● **Given data**:

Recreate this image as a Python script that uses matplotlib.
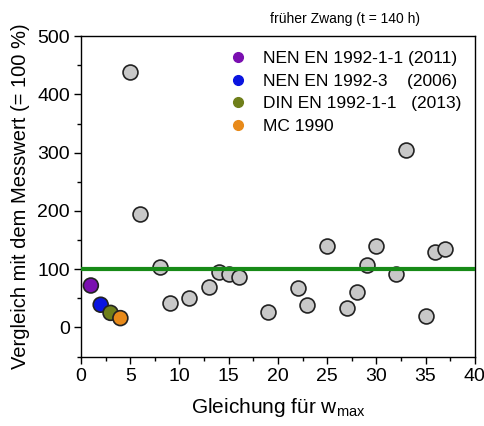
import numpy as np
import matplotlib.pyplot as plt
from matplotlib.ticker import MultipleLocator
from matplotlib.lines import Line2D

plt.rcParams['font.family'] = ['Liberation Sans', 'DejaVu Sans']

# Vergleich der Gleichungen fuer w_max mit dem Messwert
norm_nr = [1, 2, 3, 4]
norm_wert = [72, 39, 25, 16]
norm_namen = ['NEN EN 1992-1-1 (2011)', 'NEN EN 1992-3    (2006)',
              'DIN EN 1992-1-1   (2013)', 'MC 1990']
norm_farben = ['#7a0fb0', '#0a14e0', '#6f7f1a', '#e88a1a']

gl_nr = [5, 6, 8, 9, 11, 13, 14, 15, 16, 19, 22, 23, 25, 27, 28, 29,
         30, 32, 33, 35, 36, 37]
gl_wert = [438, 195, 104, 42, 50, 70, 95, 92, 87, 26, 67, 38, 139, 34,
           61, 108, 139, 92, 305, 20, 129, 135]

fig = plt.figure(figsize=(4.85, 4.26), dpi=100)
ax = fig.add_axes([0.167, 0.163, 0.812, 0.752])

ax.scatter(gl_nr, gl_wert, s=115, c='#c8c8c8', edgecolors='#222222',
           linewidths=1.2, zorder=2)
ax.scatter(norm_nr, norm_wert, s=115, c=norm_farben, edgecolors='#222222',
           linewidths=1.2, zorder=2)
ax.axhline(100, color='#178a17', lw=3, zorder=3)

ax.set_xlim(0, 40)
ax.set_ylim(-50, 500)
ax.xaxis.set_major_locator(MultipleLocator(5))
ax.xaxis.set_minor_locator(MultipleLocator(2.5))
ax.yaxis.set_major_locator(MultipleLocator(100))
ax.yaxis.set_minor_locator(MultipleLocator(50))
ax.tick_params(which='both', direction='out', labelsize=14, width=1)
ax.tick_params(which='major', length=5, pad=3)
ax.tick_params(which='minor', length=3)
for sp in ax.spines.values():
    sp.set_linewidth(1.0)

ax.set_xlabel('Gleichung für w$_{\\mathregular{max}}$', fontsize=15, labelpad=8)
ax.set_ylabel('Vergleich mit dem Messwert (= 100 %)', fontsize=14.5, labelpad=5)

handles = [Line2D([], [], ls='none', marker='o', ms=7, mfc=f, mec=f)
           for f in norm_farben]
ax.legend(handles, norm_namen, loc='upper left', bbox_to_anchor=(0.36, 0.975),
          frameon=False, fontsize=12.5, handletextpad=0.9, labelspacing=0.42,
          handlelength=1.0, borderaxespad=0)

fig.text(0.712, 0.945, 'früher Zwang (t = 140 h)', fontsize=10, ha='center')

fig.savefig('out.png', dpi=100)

* * *

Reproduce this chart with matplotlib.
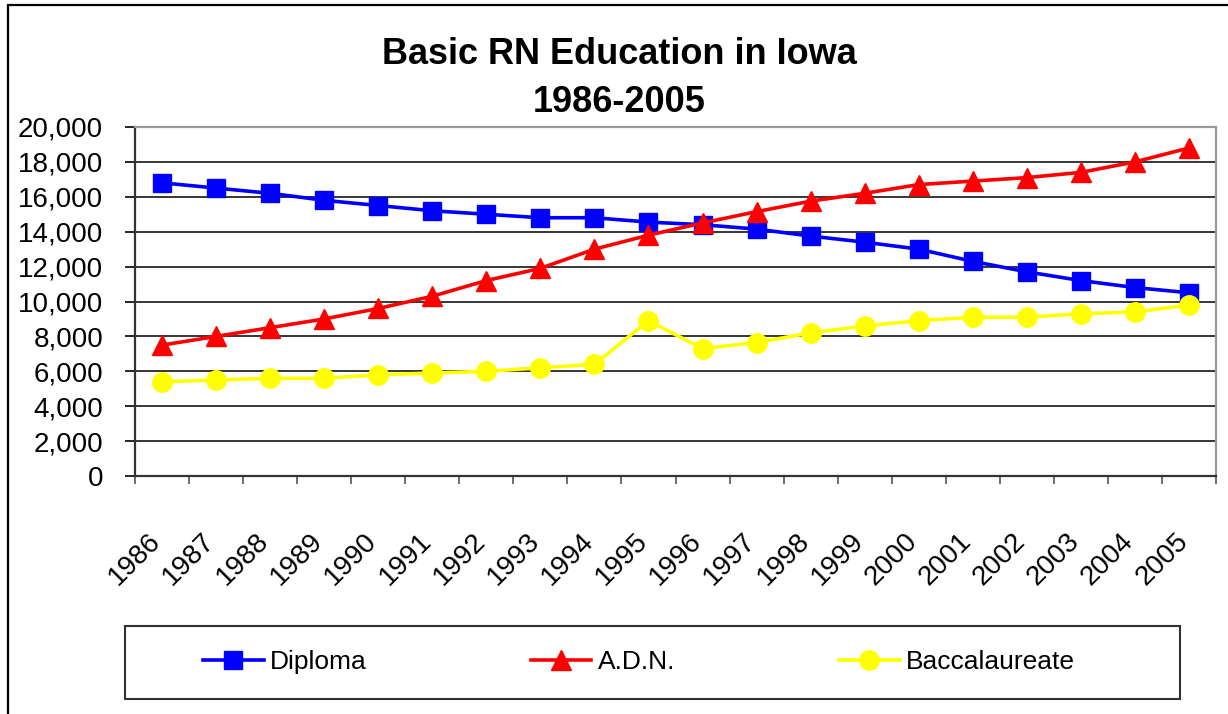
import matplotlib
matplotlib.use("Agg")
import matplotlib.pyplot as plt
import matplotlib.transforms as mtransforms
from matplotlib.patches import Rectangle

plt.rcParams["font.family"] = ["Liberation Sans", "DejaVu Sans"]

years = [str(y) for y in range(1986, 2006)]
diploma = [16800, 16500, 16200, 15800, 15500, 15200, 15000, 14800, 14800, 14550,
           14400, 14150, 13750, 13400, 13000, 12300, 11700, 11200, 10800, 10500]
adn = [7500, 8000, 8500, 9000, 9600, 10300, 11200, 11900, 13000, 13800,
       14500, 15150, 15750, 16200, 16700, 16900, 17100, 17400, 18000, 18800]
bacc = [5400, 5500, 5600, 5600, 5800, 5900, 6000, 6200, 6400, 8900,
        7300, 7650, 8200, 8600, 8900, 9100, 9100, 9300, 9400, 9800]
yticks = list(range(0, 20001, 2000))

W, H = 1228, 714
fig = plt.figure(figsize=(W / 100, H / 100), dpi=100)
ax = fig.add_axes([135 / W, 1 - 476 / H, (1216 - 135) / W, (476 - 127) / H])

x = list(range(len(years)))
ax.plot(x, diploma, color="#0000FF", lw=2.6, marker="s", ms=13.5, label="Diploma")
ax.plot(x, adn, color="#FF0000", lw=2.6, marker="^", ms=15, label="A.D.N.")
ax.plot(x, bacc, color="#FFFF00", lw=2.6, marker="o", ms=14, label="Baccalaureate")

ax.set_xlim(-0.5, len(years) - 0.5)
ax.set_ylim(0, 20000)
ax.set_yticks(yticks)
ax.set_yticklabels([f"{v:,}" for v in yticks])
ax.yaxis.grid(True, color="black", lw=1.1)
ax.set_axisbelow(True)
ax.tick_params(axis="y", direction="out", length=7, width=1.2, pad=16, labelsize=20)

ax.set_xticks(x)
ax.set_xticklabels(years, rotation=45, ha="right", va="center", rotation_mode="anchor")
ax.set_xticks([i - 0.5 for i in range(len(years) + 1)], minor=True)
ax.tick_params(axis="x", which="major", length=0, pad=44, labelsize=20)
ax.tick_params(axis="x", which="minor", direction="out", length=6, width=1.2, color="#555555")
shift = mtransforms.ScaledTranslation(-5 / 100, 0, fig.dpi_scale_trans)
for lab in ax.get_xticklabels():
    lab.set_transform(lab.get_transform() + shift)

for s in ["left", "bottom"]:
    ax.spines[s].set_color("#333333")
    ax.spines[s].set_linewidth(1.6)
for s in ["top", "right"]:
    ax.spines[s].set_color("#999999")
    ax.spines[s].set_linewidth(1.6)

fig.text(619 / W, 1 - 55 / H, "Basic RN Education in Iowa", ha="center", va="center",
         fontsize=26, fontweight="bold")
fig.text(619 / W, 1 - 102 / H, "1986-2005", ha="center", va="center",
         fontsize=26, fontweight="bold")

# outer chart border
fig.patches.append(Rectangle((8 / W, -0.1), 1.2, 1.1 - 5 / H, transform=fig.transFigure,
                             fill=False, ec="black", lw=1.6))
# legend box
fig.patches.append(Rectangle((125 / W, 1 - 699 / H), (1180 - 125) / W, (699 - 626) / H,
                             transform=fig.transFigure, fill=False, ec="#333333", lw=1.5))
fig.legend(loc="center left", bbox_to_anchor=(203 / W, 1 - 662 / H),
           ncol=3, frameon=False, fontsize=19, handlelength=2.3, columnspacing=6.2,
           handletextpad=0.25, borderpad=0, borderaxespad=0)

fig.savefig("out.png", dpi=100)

● **Task to complete**: Copy word for word every line from the one with "Recreate this image" through the one with "plt.rcParams['font.family'] = ['Liberation", including both. No pictures belong in the copy.

● **Output of the exercise**:
Recreate this image as a Python script that uses matplotlib.
import numpy as np
import matplotlib.pyplot as plt
from matplotlib.ticker import MultipleLocator
from matplotlib.lines import Line2D

plt.rcParams['font.family'] = ['Liberation Sans', 'DejaVu Sans']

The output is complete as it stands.